Não à toa, as lideranças do agronegócio já comemoram os atos de Michel Temer. A Sociedade Nacional de Agricultura (SNA) já foi explícita: “Primeiros sinais do governo Temer são positivos para o agronegócio, diz SNA“. É bem verdade que falando de medidas macroeconômicas. Mas o setor seguramente está exultante com o pacote completo. Com medidas que aumentam o estímulo do Estado ao setor e diminuem a presença desse mesmo Estado em relação aos trabalhadores.

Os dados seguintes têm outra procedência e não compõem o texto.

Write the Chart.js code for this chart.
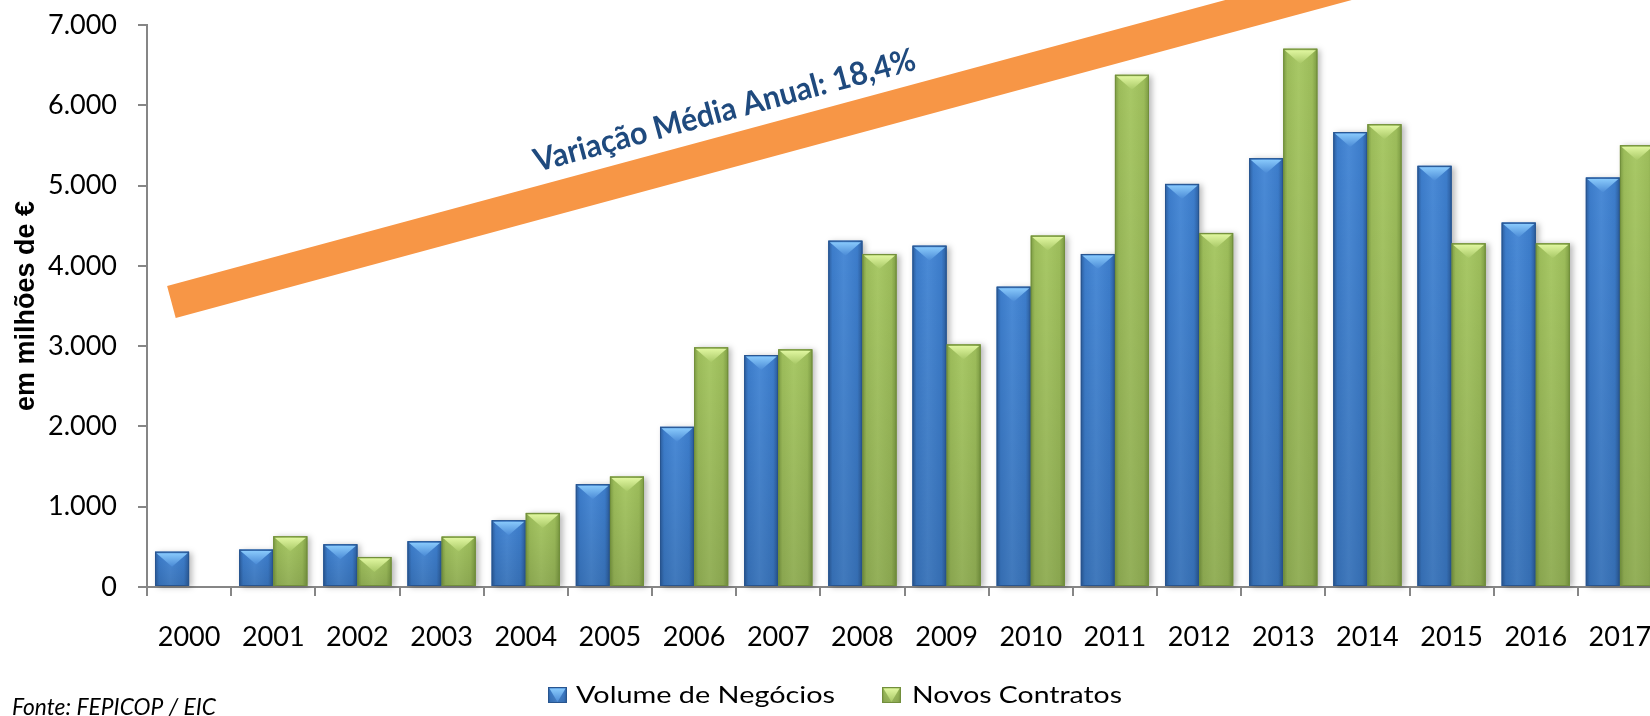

No sábado, o presidente da Associação Brasileira do Agronegócio (Abag), Luiz Carlos Corrêa Carvalho, também elogiou o governo interino e defendeu revisão das leis trabalhistas e construção de uma malha viária que ligue o Centro-Oeste (a produção de grãos) aos portos do Norte e Nordeste. (Tem uma Amazônia no meio do caminho. No meio do caminho tem a Caatinga. No começo do caminho, um restinho de Cerrado.)

Todos sabem que o governo Dilma Rousseff não foi bom para trabalhadores rurais, camponeses, quilombolas e indígenas. Apenas aos 45 minutos do segundo tempo decidiu fazer algumas demarcações de terras, por exemplo. Mas o que vem por aí é ainda pior – pois o que está sendo gestado é a retirada de políticas de Estado. No que se refere à inclusão no campo, estamos prestes a retroceder algumas décadas.

Que se dê também ênfase à face urbana do golpe capitaneado pelo PMDB. Por Eduardo Cunha e por Temer, o pagador de promessas. Mas que não se jogue para debaixo do tapete sua face agrária. Ela tem o tamanho de um latifúndio e significará ainda mais derramamento de sangue no campo. E ainda mais destruição de biomas. Sob o silêncio da imprensa defensora do agronegócio, também conhecida como “grande imprensa”.